### RAW DATA
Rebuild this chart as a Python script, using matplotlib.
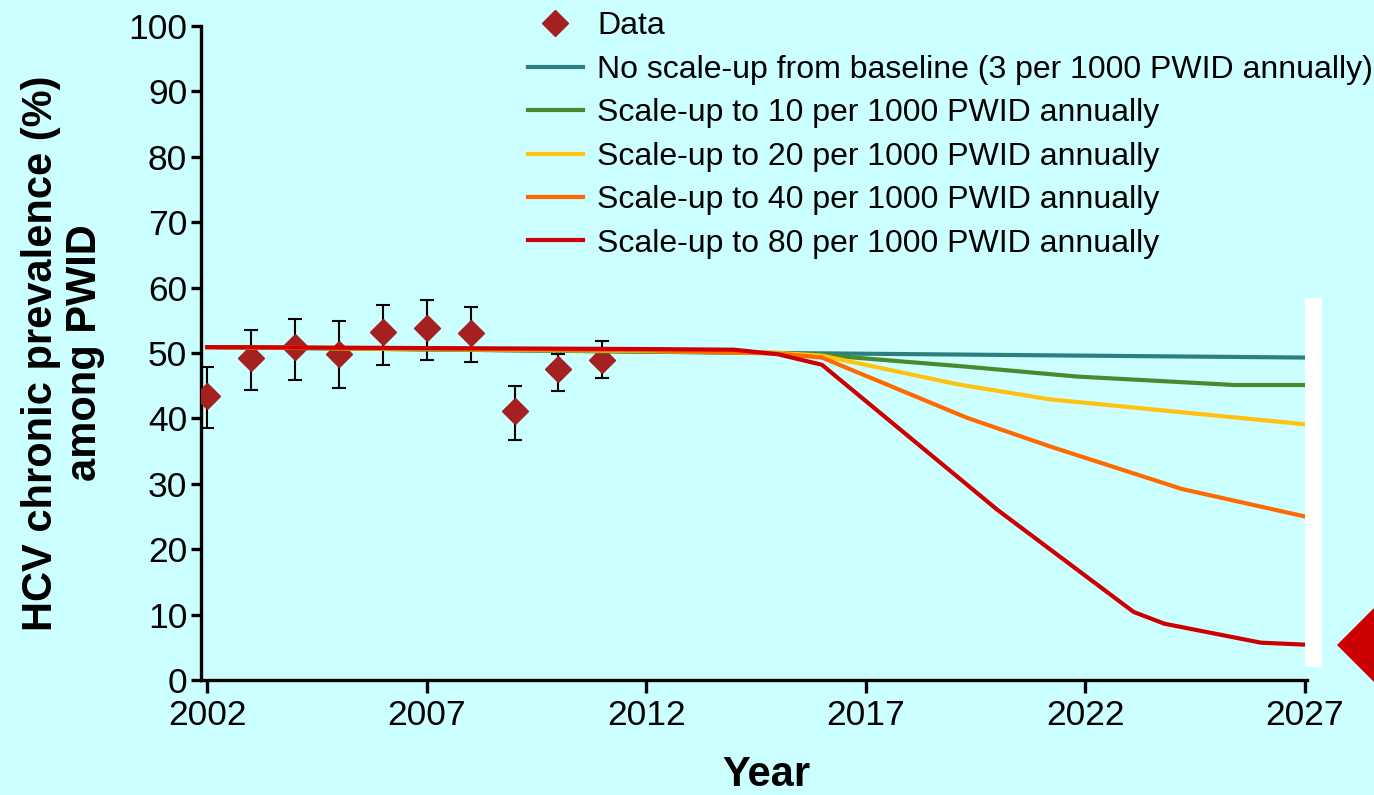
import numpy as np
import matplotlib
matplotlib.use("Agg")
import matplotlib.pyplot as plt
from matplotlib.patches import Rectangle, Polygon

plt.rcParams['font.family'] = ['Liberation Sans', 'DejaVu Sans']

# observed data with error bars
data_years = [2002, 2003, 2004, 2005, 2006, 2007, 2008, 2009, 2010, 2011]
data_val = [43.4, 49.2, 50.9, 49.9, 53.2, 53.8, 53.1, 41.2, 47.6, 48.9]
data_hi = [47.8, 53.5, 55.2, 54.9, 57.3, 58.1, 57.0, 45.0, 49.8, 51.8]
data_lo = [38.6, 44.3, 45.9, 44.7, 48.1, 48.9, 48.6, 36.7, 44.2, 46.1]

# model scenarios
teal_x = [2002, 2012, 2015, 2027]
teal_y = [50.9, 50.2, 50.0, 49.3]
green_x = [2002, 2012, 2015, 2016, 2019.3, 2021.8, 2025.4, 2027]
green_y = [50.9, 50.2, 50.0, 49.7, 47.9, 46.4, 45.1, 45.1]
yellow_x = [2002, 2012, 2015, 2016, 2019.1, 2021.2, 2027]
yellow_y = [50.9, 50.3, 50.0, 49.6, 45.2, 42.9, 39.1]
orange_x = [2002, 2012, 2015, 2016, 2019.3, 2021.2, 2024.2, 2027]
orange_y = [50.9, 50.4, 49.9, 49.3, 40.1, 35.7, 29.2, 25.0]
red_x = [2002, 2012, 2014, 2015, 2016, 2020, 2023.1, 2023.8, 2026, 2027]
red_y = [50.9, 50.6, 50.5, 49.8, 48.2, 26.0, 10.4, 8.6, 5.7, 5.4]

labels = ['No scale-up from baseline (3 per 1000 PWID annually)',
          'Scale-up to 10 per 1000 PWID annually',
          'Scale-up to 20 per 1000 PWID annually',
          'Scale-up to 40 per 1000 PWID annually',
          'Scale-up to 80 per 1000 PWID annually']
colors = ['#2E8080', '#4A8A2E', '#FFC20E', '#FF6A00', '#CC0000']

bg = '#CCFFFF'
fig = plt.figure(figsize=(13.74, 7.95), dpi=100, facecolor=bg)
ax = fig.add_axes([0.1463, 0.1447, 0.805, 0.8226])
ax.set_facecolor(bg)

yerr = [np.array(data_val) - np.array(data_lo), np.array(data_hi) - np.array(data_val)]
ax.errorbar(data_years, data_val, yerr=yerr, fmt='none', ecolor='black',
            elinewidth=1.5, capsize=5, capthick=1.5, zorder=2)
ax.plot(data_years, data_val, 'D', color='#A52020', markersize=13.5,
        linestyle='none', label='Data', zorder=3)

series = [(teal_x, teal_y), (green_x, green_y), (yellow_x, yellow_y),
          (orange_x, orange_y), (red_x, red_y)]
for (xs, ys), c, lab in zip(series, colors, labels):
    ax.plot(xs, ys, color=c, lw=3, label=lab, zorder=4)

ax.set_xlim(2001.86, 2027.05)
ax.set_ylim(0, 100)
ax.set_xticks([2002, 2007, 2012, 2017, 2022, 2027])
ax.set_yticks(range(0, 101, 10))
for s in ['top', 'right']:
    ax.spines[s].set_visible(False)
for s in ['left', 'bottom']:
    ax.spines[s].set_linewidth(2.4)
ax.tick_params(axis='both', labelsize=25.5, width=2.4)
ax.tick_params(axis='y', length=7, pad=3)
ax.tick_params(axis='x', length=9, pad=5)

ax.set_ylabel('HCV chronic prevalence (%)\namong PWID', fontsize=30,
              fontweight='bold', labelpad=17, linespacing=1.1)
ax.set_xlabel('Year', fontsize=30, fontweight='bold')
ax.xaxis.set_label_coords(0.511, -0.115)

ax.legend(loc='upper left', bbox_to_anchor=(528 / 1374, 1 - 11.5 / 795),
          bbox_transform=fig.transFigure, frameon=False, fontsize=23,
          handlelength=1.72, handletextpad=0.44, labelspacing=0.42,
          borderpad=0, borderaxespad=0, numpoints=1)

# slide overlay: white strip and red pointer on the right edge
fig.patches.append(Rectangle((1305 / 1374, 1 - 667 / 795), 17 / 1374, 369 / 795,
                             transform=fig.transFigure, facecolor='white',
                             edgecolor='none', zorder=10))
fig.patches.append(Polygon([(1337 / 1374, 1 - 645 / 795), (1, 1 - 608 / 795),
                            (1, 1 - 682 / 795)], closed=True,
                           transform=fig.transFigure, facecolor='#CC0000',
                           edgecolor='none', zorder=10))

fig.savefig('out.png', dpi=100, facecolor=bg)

### DIRECTIONS FOR THIS TASK
Copy exactly the lines running from the beginning of the listing through the line that has "plt.rcParams['font.family'] = ['Liberation". Drop the pictures.

### ANSWER TO THIS EXERCISE
Rebuild this chart as a Python script, using matplotlib.
import numpy as np
import matplotlib
matplotlib.use("Agg")
import matplotlib.pyplot as plt
from matplotlib.patches import Rectangle, Polygon

plt.rcParams['font.family'] = ['Liberation Sans', 'DejaVu Sans']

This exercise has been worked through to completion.